Assuming this hypothesis is true, we could do a broad survey of scientists and use them to rank-order confidence in various scientific theories that the general public is familiar with. Possible examples of theories:

  • Plate tectonics
  • Childhood vaccinations cause autism
  • Germ theory of disease
  • Theory of relativity
  • Cigarette smoking cause lung cancer
  • Diets rich in saturated fats cause heart disease
  • AIDS is caused by HIV
  • The death penalty reduces violent crime
  • Evolution by natural selection
  • Exposure to electromagnetic radiation from high-voltage power lines cause cancer
  • Intelligence is inherited biologically
  • Government stimulus spending reduces unemployment in a recession

Assuming the survey produced a (relatively) stable rank-ordering across these theories, the end goal would be to communicate confidence in a scientific theory by saying: “Scientists are more confident in theory X than they are in theories Y,Z, but not as confident as they are in theories P,Q”.

A point of view is not a bad thing

In the North American tradition of journalism, it is considered inappropriate for journalists to have actual opinions about the news stories they are covering.
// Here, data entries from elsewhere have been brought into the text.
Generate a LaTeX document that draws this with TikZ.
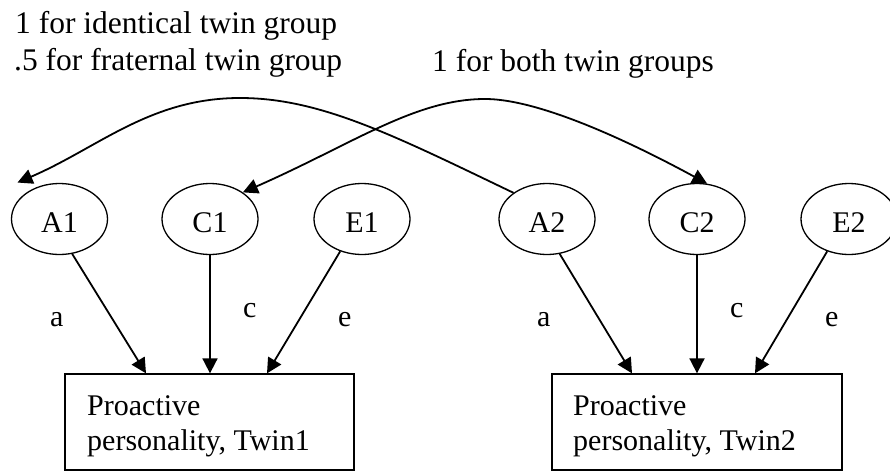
\documentclass[tikz,border=0pt]{standalone}
\usepackage{fontspec}
\setmainfont{Liberation Serif}
\usetikzlibrary{arrows.meta,shapes.geometric}
\tikzset{
  latent/.style={draw, ellipse, line width=1.3pt, minimum width=96pt, minimum height=71pt,
    inner sep=0pt, font=\fontsize{30}{35}\selectfont, text height=26pt, text depth=0pt},
  obsbox/.style={draw, line width=1.3pt, minimum width=289pt, minimum height=96pt, inner sep=0pt},
  txt/.style={inner sep=0pt, anchor=base west, font=\fontsize{30}{35}\selectfont},
  toptxt/.style={inner sep=0pt, anchor=base west, font=\fontsize{31.5}{37}\selectfont},
  conn/.style={line width=1.8pt, -{Triangle[length=15pt,width=15pt]}},
  bothconn/.style={line width=1.8pt, {Triangle[length=15pt,width=15pt]}-{Triangle[length=15pt,width=15pt]}},
}
\begin{document}
\begin{tikzpicture}[x=1pt,y=-1pt]
\useasboundingbox (0,0) rectangle (890,471);
% top texts
\node[toptxt] (t1) at (15,33) {1 for identical twin group};
\node[toptxt] (t2) at (14,70) {.5 for fraternal twin group};
\node[toptxt] (t3) at (432,71) {1 for both twin groups};
% latent variables
\node[latent] (A1) at (59.5,219) {A1};
\node[latent] (C1) at (210,219) {C1};
\node[latent] (E1) at (362,219) {E1};
\node[latent] (A2) at (547,219) {A2};
\node[latent] (C2) at (697,219) {C2};
\node[latent] (E2) at (849,219) {E2};
% observed boxes
\node[obsbox] (B1) at (209.5,422) {};
\node[obsbox, minimum width=290pt] (B2) at (697,422) {};
\node[txt] (p1a) at (87,415) {Proactive};
\node[txt] (p1b) at (87,450) {personality, Twin1};
\node[txt] (p2a) at (573,415) {Proactive};
\node[txt] (p2b) at (573,450) {personality, Twin2};
% paths
\draw[conn] (A1.-70) -- ([xshift=-63.5pt]B1.north);
\draw[conn] (C1.south) -- ([xshift=0.5pt]B1.north);
\draw[conn] (E1.-124) -- ([xshift=57.5pt]B1.north);
\draw[conn] (A2.-70) -- ([xshift=-65pt]B2.north);
\draw[conn] (C2.south) -- (B2.north);
\draw[conn] (E2.-124) -- ([xshift=58pt]B2.north);
% path labels
\node[txt] (la1) at (50,326) {a};
\node[txt] (lc1) at (243,317) {c};
\node[txt] (le1) at (338,326) {e};
\node[txt] (la2) at (537,326) {a};
\node[txt] (lc2) at (730,317) {c};
\node[txt] (le2) at (825,326) {e};
% correlations
\draw[conn] (A2.142.6) .. controls (393,135) and (320,98) .. (240,98)
  .. controls (150,98) and (98,148) .. ([shift={(-7.6pt,10.9pt)}]A1.north west);
\draw[bothconn] (C1.39) .. controls (353,144) and (415,99) .. (485,99)
  .. controls (545,99) and (647,151) .. (C2.74);
\end{tikzpicture}
\end{document}
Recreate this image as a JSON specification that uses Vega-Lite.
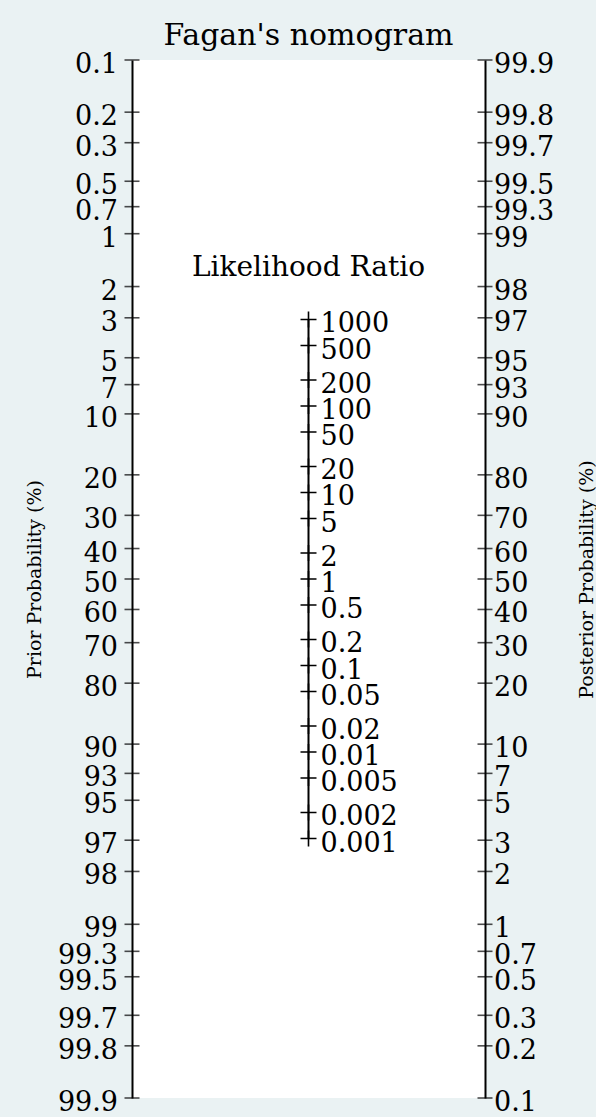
{
  "$schema": "https://vega.github.io/schema/vega-lite/v6.json",
  "width": 353,
  "height": 1038,
  "autosize": {"type": "none"},
  "padding": {"left": 132, "top": 60, "right": 111, "bottom": 19},
  "background": "#eaf2f3",
  "config": {"view": {"fill": "white", "stroke": null}, "font": "DejaVu Serif"},
  "title": {"text": "Fagan's nomogram", "fontSize": 30, "fontWeight": "normal", "color": "black", "anchor": "middle", "frame": "group", "baseline": "alphabetic", "offset": -24},
  "datasets": {
    "prob": [{"p": 0.1}, {"p": 0.2}, {"p": 0.3}, {"p": 0.5}, {"p": 0.7}, {"p": 1}, {"p": 2}, {"p": 3}, {"p": 5}, {"p": 7}, {"p": 10}, {"p": 20}, {"p": 30}, {"p": 40}, {"p": 50}, {"p": 60}, {"p": 70}, {"p": 80}, {"p": 90}, {"p": 93}, {"p": 95}, {"p": 97}, {"p": 98}, {"p": 99}, {"p": 99.3}, {"p": 99.5}, {"p": 99.7}, {"p": 99.8}, {"p": 99.9}],
    "lr": [{"lr": 1000}, {"lr": 500}, {"lr": 200}, {"lr": 100}, {"lr": 50}, {"lr": 20}, {"lr": 10}, {"lr": 5}, {"lr": 2}, {"lr": 1}, {"lr": 0.5}, {"lr": 0.2}, {"lr": 0.1}, {"lr": 0.05}, {"lr": 0.02}, {"lr": 0.01}, {"lr": 0.005}, {"lr": 0.002}, {"lr": 0.001}]
  },
  "layer": [
    {
      "data": {"name": "prob"},
      "transform": [{"calculate": "datum.p / (100 - datum.p)", "as": "odds"}],
      "encoding": {
        "x": {"datum": 0, "type": "quantitative", "scale": {"domain": [0, 1], "nice": false, "zero": false}, "axis": null},
        "y": {
          "field": "odds", "type": "quantitative",
          "scale": {"type": "log", "reverse": true, "nice": false, "zero": false},
          "axis": {"orient": "left", "labels": false, "ticks": false, "grid": false, "domain": true, "domainColor": "black", "domainWidth": 2, "title": "Prior Probability (%)", "titleFontSize": 19, "titleFontWeight": "normal", "titleColor": "black", "titlePadding": 88}
        }
      },
      "layer": [
        {"mark": {"type": "tick", "orient": "horizontal", "size": 15, "thickness": 1.6, "color": "black"}},
        {"mark": {"type": "text", "align": "right", "baseline": "middle", "dx": -14, "dy": 5, "fontSize": 27, "color": "black"},
         "encoding": {"text": {"field": "p", "type": "quantitative", "format": "~g"}}}
      ]
    },
    {
      "data": {"name": "prob"},
      "transform": [{"calculate": "datum.p / (100 - datum.p)", "as": "odds"}],
      "encoding": {
        "x": {"datum": 1, "type": "quantitative", "scale": {"domain": [0, 1], "nice": false, "zero": false}, "axis": null},
        "y": {
          "field": "odds", "type": "quantitative",
          "scale": {"type": "log", "nice": false, "zero": false},
          "axis": {"orient": "right", "labels": false, "ticks": false, "grid": false, "domain": true, "domainColor": "black", "domainWidth": 2, "title": "Posterior Probability (%)", "titleAngle": -90, "titleBaseline": "top", "titleFontSize": 19, "titleFontWeight": "normal", "titleColor": "black", "titlePadding": 92}
        }
      },
      "layer": [
        {"mark": {"type": "tick", "orient": "horizontal", "size": 15, "thickness": 1.6, "color": "black"}},
        {"mark": {"type": "text", "align": "left", "baseline": "middle", "dx": 9, "dy": 5, "fontSize": 27, "color": "black"},
         "encoding": {"text": {"field": "p", "type": "quantitative", "format": "~g"}}}
      ]
    },
    {
      "encoding": {
        "x": {"datum": 0.5, "type": "quantitative", "scale": {"domain": [0, 1], "nice": false, "zero": false}, "axis": null}
      },
      "layer": [
        {
          "data": {"name": "lr"},
          "mark": {"type": "rule", "color": "black", "strokeWidth": 2},
          "encoding": {
            "y": {"aggregate": "min", "field": "lr", "type": "quantitative", "scale": {"type": "log", "domain": [0.000001002003, 998001], "nice": false, "zero": false}, "axis": null},
            "y2": {"aggregate": "max", "field": "lr"}
          }
        },
        {
          "data": {"name": "lr"},
          "mark": {"type": "point", "shape": "M-1,0H1M0,-1V1", "size": 256, "filled": false, "stroke": "black", "strokeWidth": 1.6, "opacity": 1},
          "encoding": {
            "y": {"field": "lr", "type": "quantitative"}
          }
        },
        {
          "data": {"name": "lr"},
          "mark": {"type": "text", "align": "left", "baseline": "middle", "dx": 12, "dy": 5, "fontSize": 27, "color": "black"},
          "encoding": {
            "y": {"field": "lr", "type": "quantitative"},
            "text": {"field": "lr", "type": "quantitative", "format": "~g"}
          }
        },
        {
          "data": {"values": [{"label": "Likelihood Ratio"}]},
          "mark": {"type": "text", "align": "center", "baseline": "alphabetic", "fontSize": 28, "color": "black"},
          "encoding": {
            "y": {"datum": 3200, "type": "quantitative"},
            "text": {"field": "label", "type": "nominal"}
          }
        }
      ]
    }
  ],
  "resolve": {"scale": {"y": "independent"}}
}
But humans have opinions, and everybody knows that, so suppressing this is a ridiculous fiction. What’s pernicious about this tradition is that journalistic writing is more compelling when authors write in their own voice, instead of the detached view from nowhere  shtick that Jay Rosen (rightly!) complains about. It’s even worse in analysis-type pieces, because the journalist is supposed to express their opinion in the piece, but aren’t allowed to do so explicitly, so what happens instead is they find sources they agree with, and then publish quotes from those sources.

This piece by Dave Weigel from a few days ago is an example of the kind of journalistic writing that becomes possible  if a journalist writes in their own voice. Great stuff, and the Washington Post is much poorer for having let him go.

When something you believe is false

When you’re programming, and the program you’re working on behaves in some way you don’t expect, then by definition there’s some assumption you’ve made about the system that’s incorrect.
Today I was working on adding some fields to a Django admin interface, and I got an unexpected error message when I tried to create a new object in the admin interface and save it. The code was very similar to other code I had previously written that already worked, so I tried to figure out what was wrong by identifying the difference.

The important difference I couldn’t see was that the name of a variable was the source of the problem. In this particular case, the field name (image) was colliding with the field name in a grandparent class, which caused the error to occur. I hadn’t considered that the name of the variable was a meaningful difference that could cause a problem, until I did a search on Stack Overflow and found someone who encountered a similar problem.

This is one of the hardest parts of programming: being able to systematically test your assumptions until you discover which of your current beliefs are false.